#### Data provided ####

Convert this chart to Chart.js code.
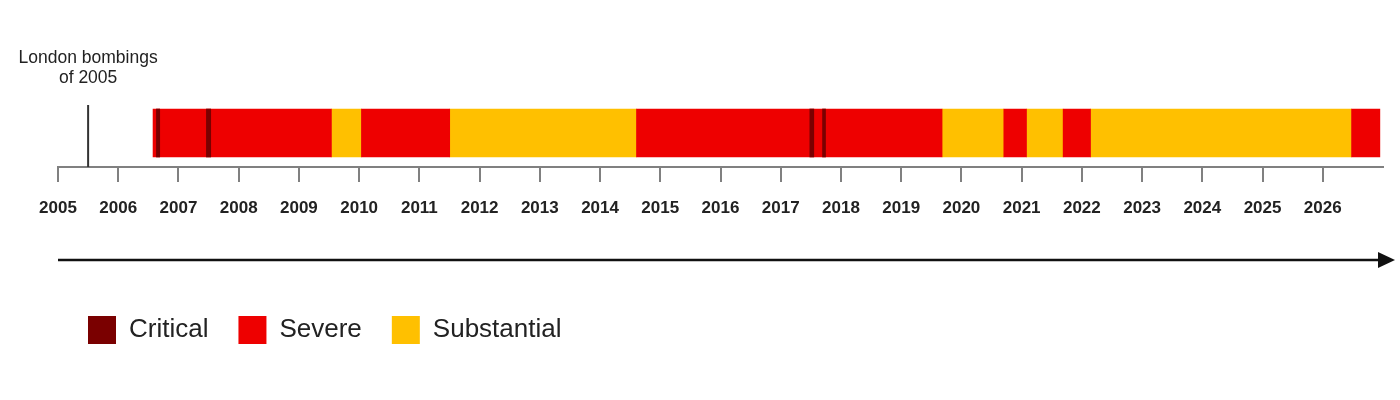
<!DOCTYPE html>
<html><head><meta charset="utf-8">
<script src="https://cdn.jsdelivr.net/npm/chart.js@4/dist/chart.umd.min.js"></script>
<style>html,body{margin:0;padding:0;background:#fff}#wrap{width:1400px;height:400px;position:relative}</style>
</head><body><div id="wrap"><canvas id="c"></canvas></div>
<script>
// ---- data ----
const rowLabel = ['UK threat level'];
const seriesNames = ['Critical', 'Severe', 'Substantial'];
const criticalPeriods = [[2006.634, 2006.689], [2007.464, 2007.536], [2017.483, 2017.549], [2017.694, 2017.744]];
const severePeriods = [[2006.578, 2009.540], [2010.038, 2011.504], [2014.605, 2019.679], [2020.704, 2021.081], [2021.689, 2022.144], [2026.478, 2026.948]];
const substantialPeriods = [[2009.540, 2010.038], [2011.504, 2014.605], [2019.679, 2020.704], [2021.081, 2021.689], [2022.144, 2026.478]];
const tickYears = [2005, 2006, 2007, 2008, 2009, 2010, 2011, 2012, 2013, 2014, 2015, 2016, 2017, 2018, 2019, 2020, 2021, 2022, 2023, 2024, 2025, 2026];
const yearMin = 2005, yearMax = 2027;
const eventYear = 2005.5;
const eventLabel = ['London bombings', 'of 2005'];

const FONT = '"Liberation Sans", Arial, Helvetica, sans-serif';
const toBars = periods => periods.map(p => ({ x: [p[0], p[1]], y: rowLabel[0] }));

const annotations = {
  id: 'annotations',
  afterDatasetsDraw(chart) {
    const { ctx, chartArea } = chart;
    const xs = chart.scales.x;
    const px = xs.getPixelForValue(eventYear);
    ctx.save();
    ctx.strokeStyle = '#333';
    ctx.lineWidth = 2;
    ctx.beginPath();
    ctx.moveTo(px, chartArea.top + 6);
    ctx.lineTo(px, chartArea.bottom);
    ctx.stroke();
    ctx.fillStyle = '#222';
    ctx.font = '17.5px ' + FONT;
    ctx.textAlign = 'center';
    ctx.textBaseline = 'middle';
    ctx.fillText(eventLabel[0], px, chartArea.top - 41);
    ctx.fillText(eventLabel[1], px, chartArea.top - 21);
    // time arrow
    const ay = chartArea.bottom + 93;
    const tip = chart.width - 5;
    ctx.strokeStyle = '#111';
    ctx.fillStyle = '#111';
    ctx.lineWidth = 2.5;
    ctx.beginPath();
    ctx.moveTo(chartArea.left, ay);
    ctx.lineTo(tip - 12, ay);
    ctx.stroke();
    ctx.beginPath();
    ctx.moveTo(tip, ay);
    ctx.lineTo(tip - 17, ay - 8);
    ctx.lineTo(tip - 17, ay + 8);
    ctx.closePath();
    ctx.fill();
    ctx.restore();
  }
};

new Chart(document.getElementById('c'), {
  type: 'bar',
  data: {
    labels: rowLabel,
    datasets: [
      { label: seriesNames[0], data: toBars(criticalPeriods), backgroundColor: '#7a0000', borderWidth: 0 },
      { label: seriesNames[1], data: toBars(severePeriods), backgroundColor: '#ee0000', borderWidth: 0 },
      { label: seriesNames[2], data: toBars(substantialPeriods), backgroundColor: '#ffc000', borderWidth: 0 }
    ]
  },
  options: {
    indexAxis: 'y',
    responsive: true,
    maintainAspectRatio: false,
    animation: false,
    devicePixelRatio: 1,
    grouped: false,
    barThickness: 48,
    layout: { padding: { top: 99, left: 58, right: 17, bottom: 46 } },
    scales: {
      x: {
        type: 'linear', min: yearMin, max: yearMax, position: 'bottom',
        afterBuildTicks: s => { s.ticks = tickYears.map(v => ({ value: v })); },
        afterFit: s => { s.height = 119; },
        ticks: { callback: v => String(v), font: { family: FONT, size: 17, weight: 'bold' }, color: '#222', padding: 16, maxRotation: 0, autoSkip: false },
        grid: { drawOnChartArea: false, drawTicks: true, tickLength: 15, color: '#808080', lineWidth: 2, tickWidth: 2 },
        border: { display: true, color: '#808080', width: 2 }
      },
      y: { type: 'category', display: false, offset: true }
    },
    plugins: {
      tooltip: { enabled: false },
      legend: {
        position: 'bottom', align: 'start',
        labels: { boxWidth: 28, boxHeight: 28, padding: 30, color: '#222', font: { family: FONT, size: 26 } }
      }
    }
  },
  plugins: [annotations]
});
</script>
</body></html>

####

■ Objective ■
Keep the pictures out of the copy and return the rest of the data above exactly.

■ Output for this task ■
Convert this chart to Chart.js code.
<!DOCTYPE html>
<html><head><meta charset="utf-8">
<script src="https://cdn.jsdelivr.net/npm/chart.js@4/dist/chart.umd.min.js"></script>
<style>html,body{margin:0;padding:0;background:#fff}#wrap{width:1400px;height:400px;position:relative}</style>
</head><body><div id="wrap"><canvas id="c"></canvas></div>
<script>
// ---- data ----
const rowLabel = ['UK threat level'];
const seriesNames = ['Critical', 'Severe', 'Substantial'];
const criticalPeriods = [[2006.634, 2006.689], [2007.464, 2007.536], [2017.483, 2017.549], [2017.694, 2017.744]];
const severePeriods = [[2006.578, 2009.540], [2010.038, 2011.504], [2014.605, 2019.679], [2020.704, 2021.081], [2021.689, 2022.144], [2026.478, 2026.948]];
const substantialPeriods = [[2009.540, 2010.038], [2011.504, 2014.605], [2019.679, 2020.704], [2021.081, 2021.689], [2022.144, 2026.478]];
const tickYears = [2005, 2006, 2007, 2008, 2009, 2010, 2011, 2012, 2013, 2014, 2015, 2016, 2017, 2018, 2019, 2020, 2021, 2022, 2023, 2024, 2025, 2026];
const yearMin = 2005, yearMax = 2027;
const eventYear = 2005.5;
const eventLabel = ['London bombings', 'of 2005'];

const FONT = '"Liberation Sans", Arial, Helvetica, sans-serif';
const toBars = periods => periods.map(p => ({ x: [p[0], p[1]], y: rowLabel[0] }));

const annotations = {
  id: 'annotations',
  afterDatasetsDraw(chart) {
    const { ctx, chartArea } = chart;
    const xs = chart.scales.x;
    const px = xs.getPixelForValue(eventYear);
    ctx.save();
    ctx.strokeStyle = '#333';
    ctx.lineWidth = 2;
    ctx.beginPath();
    ctx.moveTo(px, chartArea.top + 6);
    ctx.lineTo(px, chartArea.bottom);
    ctx.stroke();
    ctx.fillStyle = '#222';
    ctx.font = '17.5px ' + FONT;
    ctx.textAlign = 'center';
    ctx.textBaseline = 'middle';
    ctx.fillText(eventLabel[0], px, chartArea.top - 41);
    ctx.fillText(eventLabel[1], px, chartArea.top - 21);
    // time arrow
    const ay = chartArea.bottom + 93;
    const tip = chart.width - 5;
    ctx.strokeStyle = '#111';
    ctx.fillStyle = '#111';
    ctx.lineWidth = 2.5;
    ctx.beginPath();
    ctx.moveTo(chartArea.left, ay);
    ctx.lineTo(tip - 12, ay);
    ctx.stroke();
    ctx.beginPath();
    ctx.moveTo(tip, ay);
    ctx.lineTo(tip - 17, ay - 8);
    ctx.lineTo(tip - 17, ay + 8);
    ctx.closePath();
    ctx.fill();
    ctx.restore();
  }
};

new Chart(document.getElementById('c'), {
  type: 'bar',
  data: {
    labels: rowLabel,
    datasets: [
      { label: seriesNames[0], data: toBars(criticalPeriods), backgroundColor: '#7a0000', borderWidth: 0 },
      { label: seriesNames[1], data: toBars(severePeriods), backgroundColor: '#ee0000', borderWidth: 0 },
      { label: seriesNames[2], data: toBars(substantialPeriods), backgroundColor: '#ffc000', borderWidth: 0 }
    ]
  },
  options: {
    indexAxis: 'y',
    responsive: true,
    maintainAspectRatio: false,
    animation: false,
    devicePixelRatio: 1,
    grouped: false,
    barThickness: 48,
    layout: { padding: { top: 99, left: 58, right: 17, bottom: 46 } },
    scales: {
      x: {
        type: 'linear', min: yearMin, max: yearMax, position: 'bottom',
        afterBuildTicks: s => { s.ticks = tickYears.map(v => ({ value: v })); },
        afterFit: s => { s.height = 119; },
        ticks: { callback: v => String(v), font: { family: FONT, size: 17, weight: 'bold' }, color: '#222', padding: 16, maxRotation: 0, autoSkip: false },
        grid: { drawOnChartArea: false, drawTicks: true, tickLength: 15, color: '#808080', lineWidth: 2, tickWidth: 2 },
        border: { display: true, color: '#808080', width: 2 }
      },
      y: { type: 'category', display: false, offset: true }
    },
    plugins: {
      tooltip: { enabled: false },
      legend: {
        position: 'bottom', align: 'start',
        labels: { boxWidth: 28, boxHeight: 28, padding: 30, color: '#222', font: { family: FONT, size: 26 } }
      }
    }
  },
  plugins: [annotations]
});
</script>
</body></html>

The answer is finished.